(Your objective):
From the listing below, copy word for word every line starting at the one that includes "Output the Python" and ending at the one that includes "plt.rcParams['font.family'] = ['Roboto', 'DejaVu"; the pictures are omitted.

(Rows from a dataset of charts and code):
'''
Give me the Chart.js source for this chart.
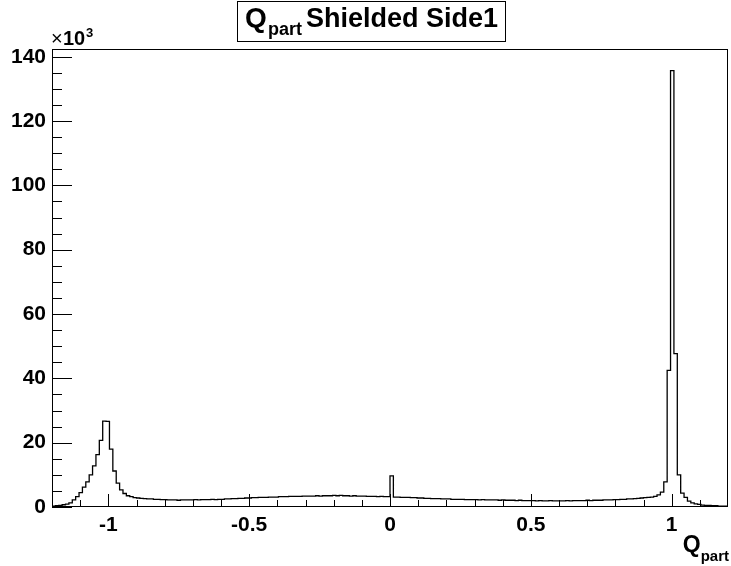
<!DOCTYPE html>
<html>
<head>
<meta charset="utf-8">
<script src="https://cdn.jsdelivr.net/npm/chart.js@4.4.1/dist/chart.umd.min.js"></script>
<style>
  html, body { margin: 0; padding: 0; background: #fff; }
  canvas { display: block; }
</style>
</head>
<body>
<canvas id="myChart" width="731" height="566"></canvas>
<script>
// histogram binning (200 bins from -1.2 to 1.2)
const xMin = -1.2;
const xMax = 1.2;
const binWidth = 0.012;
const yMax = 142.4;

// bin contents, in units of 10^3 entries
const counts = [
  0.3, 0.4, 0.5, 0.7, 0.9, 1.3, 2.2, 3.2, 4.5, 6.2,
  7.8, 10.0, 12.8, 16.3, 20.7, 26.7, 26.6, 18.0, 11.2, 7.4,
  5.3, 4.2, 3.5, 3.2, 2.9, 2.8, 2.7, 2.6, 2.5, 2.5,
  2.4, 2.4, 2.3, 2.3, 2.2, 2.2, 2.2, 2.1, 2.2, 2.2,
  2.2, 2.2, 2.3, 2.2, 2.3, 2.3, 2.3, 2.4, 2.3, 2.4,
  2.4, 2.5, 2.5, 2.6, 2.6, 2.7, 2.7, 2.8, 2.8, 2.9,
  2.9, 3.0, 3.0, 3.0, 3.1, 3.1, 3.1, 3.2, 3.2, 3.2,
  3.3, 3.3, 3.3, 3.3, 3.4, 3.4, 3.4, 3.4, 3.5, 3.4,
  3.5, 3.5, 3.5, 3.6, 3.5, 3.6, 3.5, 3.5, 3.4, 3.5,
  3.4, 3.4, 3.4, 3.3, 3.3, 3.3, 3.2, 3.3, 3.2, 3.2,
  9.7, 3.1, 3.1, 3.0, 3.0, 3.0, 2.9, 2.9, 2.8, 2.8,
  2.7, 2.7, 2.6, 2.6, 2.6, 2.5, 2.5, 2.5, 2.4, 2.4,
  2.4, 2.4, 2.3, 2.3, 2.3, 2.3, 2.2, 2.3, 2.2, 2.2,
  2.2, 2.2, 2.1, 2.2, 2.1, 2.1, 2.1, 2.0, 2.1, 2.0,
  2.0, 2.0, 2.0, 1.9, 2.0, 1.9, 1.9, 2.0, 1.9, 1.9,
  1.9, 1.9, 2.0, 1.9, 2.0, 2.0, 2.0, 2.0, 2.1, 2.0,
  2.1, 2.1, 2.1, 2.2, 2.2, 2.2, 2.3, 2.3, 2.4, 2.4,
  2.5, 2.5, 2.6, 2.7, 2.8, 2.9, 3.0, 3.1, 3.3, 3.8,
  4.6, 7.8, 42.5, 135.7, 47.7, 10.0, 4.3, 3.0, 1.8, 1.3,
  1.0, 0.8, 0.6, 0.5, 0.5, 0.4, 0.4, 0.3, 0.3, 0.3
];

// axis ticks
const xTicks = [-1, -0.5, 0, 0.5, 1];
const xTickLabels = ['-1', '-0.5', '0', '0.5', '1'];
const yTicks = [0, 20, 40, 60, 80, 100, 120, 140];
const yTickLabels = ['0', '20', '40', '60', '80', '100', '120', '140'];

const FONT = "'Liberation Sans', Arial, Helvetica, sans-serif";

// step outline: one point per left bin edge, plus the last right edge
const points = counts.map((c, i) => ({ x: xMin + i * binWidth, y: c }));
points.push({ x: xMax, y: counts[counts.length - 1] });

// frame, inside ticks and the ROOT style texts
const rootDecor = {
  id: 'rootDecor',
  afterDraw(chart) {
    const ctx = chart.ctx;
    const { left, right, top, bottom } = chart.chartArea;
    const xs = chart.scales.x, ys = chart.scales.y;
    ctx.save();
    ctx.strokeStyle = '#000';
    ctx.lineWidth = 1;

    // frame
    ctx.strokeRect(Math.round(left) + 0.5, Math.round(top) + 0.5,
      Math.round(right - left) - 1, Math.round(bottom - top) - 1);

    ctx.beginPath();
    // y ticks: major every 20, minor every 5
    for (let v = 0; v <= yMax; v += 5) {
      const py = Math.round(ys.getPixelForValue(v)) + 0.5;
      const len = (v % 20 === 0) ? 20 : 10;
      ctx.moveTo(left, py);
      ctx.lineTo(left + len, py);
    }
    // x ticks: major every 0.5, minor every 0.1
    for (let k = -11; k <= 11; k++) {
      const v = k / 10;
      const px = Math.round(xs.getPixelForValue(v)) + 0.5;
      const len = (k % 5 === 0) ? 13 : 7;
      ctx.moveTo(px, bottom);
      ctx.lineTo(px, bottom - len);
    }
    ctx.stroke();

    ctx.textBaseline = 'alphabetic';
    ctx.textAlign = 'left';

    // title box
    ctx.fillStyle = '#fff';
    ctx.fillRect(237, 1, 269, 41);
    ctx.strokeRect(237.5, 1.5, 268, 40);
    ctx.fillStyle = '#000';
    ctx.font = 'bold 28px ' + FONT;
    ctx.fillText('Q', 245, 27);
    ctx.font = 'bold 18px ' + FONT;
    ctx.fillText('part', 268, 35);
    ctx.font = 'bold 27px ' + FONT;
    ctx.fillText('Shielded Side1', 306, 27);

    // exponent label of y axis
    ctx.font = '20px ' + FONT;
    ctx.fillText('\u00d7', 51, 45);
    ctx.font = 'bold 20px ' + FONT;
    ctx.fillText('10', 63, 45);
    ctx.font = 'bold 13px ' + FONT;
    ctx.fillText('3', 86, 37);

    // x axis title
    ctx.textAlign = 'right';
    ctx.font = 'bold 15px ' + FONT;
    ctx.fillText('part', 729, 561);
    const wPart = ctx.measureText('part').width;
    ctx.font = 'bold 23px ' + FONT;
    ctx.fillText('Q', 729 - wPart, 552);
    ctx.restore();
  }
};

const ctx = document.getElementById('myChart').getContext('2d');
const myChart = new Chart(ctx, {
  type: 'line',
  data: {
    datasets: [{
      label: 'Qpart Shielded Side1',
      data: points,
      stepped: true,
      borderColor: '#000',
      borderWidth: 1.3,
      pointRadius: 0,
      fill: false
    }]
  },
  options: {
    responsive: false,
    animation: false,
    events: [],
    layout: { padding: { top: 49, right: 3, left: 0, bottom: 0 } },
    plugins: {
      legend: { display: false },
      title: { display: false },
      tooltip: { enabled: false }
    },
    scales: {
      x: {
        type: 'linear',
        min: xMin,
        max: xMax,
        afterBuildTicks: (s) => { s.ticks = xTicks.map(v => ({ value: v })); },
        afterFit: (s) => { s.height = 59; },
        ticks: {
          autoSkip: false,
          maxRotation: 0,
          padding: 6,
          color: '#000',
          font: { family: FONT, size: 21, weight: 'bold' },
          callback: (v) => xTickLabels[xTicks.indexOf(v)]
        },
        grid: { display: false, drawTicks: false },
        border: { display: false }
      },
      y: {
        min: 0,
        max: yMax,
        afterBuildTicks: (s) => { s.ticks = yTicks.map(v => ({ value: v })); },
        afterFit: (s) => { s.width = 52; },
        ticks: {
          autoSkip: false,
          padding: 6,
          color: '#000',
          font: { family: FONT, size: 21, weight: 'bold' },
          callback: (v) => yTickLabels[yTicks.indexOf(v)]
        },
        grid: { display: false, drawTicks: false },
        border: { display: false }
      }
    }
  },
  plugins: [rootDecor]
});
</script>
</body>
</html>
'''
'''
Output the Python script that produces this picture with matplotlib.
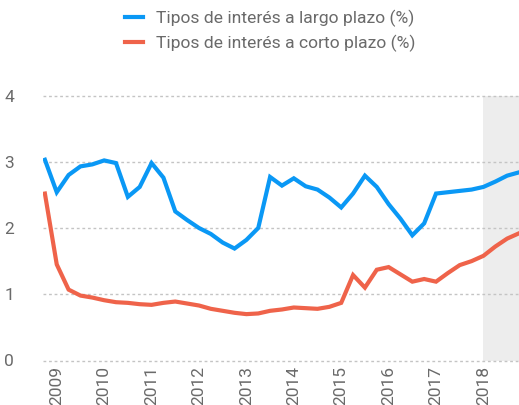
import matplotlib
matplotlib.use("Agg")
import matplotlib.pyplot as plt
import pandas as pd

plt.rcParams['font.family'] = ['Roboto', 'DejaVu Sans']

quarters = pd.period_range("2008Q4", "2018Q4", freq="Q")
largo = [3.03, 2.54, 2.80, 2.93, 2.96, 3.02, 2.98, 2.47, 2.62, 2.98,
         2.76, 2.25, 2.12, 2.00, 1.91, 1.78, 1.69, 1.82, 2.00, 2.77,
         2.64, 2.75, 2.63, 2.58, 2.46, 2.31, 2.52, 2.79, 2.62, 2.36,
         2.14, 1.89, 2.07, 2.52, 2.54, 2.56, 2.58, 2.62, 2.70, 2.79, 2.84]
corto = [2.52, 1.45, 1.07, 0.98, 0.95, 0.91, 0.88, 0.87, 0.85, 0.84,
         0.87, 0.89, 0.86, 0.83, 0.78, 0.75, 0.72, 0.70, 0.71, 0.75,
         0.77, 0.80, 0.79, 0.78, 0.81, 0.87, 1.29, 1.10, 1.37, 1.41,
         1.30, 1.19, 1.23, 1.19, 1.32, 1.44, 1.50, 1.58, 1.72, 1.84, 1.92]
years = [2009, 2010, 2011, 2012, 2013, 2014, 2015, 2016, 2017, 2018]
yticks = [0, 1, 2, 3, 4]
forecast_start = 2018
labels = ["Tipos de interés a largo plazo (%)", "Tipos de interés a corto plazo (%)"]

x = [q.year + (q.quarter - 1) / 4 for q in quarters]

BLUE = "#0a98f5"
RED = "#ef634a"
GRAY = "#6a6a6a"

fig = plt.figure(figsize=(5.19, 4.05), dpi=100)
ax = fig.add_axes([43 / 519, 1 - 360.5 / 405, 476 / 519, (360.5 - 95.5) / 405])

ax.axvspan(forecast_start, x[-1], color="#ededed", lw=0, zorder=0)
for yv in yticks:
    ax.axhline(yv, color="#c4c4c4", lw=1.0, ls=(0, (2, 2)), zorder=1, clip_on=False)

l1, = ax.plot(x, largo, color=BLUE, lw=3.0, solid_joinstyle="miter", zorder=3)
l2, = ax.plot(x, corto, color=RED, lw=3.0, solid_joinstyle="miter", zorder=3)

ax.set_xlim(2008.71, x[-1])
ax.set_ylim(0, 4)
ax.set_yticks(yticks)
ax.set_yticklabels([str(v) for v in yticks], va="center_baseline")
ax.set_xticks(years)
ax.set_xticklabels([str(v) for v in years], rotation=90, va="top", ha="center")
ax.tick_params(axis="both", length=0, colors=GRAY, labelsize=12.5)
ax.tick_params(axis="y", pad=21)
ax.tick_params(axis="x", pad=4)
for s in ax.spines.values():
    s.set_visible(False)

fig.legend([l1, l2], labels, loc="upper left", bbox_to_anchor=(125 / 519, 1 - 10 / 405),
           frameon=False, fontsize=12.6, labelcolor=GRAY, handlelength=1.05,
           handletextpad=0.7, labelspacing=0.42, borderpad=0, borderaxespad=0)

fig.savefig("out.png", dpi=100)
'''
'''
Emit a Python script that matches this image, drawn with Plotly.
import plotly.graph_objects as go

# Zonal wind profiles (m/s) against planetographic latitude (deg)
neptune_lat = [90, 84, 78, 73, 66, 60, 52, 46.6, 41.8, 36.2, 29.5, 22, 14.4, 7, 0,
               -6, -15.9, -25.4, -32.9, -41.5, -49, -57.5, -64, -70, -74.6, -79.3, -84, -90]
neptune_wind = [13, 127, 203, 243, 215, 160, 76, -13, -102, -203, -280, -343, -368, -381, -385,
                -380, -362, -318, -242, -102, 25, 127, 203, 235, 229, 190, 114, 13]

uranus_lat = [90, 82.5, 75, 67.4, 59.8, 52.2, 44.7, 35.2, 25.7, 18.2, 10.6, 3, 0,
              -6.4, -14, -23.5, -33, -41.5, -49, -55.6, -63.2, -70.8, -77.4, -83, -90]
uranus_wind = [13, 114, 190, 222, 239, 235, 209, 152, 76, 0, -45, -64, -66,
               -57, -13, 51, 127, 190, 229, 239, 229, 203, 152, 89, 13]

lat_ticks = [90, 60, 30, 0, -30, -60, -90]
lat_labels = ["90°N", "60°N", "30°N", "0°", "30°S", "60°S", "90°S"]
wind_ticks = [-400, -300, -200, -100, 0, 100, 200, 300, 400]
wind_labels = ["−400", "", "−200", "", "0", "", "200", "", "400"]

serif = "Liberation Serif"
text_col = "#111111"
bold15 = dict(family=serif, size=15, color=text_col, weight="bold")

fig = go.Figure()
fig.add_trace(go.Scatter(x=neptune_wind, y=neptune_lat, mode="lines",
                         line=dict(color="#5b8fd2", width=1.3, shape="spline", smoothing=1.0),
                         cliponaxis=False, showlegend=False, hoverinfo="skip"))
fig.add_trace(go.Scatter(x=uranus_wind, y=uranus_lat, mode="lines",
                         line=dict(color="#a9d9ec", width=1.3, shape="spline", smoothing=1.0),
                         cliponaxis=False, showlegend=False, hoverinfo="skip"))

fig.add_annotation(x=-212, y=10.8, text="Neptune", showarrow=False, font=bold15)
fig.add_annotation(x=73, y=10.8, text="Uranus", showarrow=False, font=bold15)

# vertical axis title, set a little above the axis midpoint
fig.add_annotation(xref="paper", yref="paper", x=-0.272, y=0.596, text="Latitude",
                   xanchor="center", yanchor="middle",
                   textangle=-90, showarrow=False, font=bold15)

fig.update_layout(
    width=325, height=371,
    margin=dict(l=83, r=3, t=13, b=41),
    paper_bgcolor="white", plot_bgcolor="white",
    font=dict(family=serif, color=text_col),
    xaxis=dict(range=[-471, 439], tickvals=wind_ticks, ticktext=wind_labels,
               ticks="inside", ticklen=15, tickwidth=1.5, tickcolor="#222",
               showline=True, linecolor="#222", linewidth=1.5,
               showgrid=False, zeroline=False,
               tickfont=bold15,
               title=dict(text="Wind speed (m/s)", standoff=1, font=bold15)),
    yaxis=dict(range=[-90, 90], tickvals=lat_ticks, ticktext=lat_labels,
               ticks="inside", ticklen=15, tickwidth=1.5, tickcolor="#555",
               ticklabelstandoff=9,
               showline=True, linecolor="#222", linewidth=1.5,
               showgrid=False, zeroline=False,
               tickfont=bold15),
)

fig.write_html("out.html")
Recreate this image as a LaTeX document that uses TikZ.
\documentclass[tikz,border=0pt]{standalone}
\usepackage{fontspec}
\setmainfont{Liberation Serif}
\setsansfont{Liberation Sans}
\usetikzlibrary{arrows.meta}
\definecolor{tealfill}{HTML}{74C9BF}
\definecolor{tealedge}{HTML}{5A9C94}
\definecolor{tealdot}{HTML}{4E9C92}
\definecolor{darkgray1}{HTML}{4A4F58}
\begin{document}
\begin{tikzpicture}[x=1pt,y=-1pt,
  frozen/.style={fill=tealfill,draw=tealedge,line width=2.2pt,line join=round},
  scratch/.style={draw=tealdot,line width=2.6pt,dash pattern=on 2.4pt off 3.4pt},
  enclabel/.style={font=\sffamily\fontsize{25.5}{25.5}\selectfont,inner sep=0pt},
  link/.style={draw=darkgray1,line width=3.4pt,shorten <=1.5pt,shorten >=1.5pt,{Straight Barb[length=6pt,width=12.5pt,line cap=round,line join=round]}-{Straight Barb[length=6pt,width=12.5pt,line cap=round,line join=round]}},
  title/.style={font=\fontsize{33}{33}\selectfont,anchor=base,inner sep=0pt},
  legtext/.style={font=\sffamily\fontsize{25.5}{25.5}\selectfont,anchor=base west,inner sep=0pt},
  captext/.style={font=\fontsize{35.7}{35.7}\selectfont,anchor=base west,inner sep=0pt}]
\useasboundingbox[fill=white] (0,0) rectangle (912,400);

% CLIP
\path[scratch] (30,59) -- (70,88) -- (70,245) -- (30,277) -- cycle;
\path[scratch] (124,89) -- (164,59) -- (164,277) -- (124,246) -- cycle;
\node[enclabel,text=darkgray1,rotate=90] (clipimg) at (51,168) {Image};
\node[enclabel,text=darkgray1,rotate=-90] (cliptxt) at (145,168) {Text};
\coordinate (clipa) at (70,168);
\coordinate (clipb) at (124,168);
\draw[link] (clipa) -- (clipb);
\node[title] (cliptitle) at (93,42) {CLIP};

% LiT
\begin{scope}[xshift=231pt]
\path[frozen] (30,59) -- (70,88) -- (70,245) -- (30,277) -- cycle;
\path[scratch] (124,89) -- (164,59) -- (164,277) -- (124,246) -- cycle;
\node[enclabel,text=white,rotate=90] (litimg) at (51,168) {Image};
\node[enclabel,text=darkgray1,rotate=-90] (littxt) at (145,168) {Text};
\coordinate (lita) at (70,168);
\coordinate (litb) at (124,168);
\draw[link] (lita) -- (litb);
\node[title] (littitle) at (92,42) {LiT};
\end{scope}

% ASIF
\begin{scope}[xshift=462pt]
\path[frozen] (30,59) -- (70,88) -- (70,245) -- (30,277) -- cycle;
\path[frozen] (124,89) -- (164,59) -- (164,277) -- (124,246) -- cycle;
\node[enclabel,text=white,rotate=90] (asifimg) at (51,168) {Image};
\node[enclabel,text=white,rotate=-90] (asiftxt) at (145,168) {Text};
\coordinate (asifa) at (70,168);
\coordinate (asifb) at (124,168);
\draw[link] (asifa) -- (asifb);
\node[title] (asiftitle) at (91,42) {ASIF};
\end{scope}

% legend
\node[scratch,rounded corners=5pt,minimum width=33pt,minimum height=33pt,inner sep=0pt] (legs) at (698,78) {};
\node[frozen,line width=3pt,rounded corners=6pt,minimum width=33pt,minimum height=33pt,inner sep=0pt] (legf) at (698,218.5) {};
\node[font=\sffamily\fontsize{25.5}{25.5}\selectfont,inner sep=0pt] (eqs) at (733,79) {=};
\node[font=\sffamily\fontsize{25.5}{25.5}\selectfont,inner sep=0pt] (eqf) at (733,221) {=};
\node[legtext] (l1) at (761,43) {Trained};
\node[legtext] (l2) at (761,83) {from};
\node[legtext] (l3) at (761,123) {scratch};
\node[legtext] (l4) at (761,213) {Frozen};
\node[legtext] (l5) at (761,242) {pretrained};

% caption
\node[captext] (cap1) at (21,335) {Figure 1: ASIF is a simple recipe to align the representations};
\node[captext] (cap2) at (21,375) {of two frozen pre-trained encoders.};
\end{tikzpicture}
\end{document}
'''
(Exercise answer):
Output the Python script that produces this picture with matplotlib.
import matplotlib
matplotlib.use("Agg")
import matplotlib.pyplot as plt
import pandas as pd

plt.rcParams['font.family'] = ['Roboto', 'DejaVu Sans']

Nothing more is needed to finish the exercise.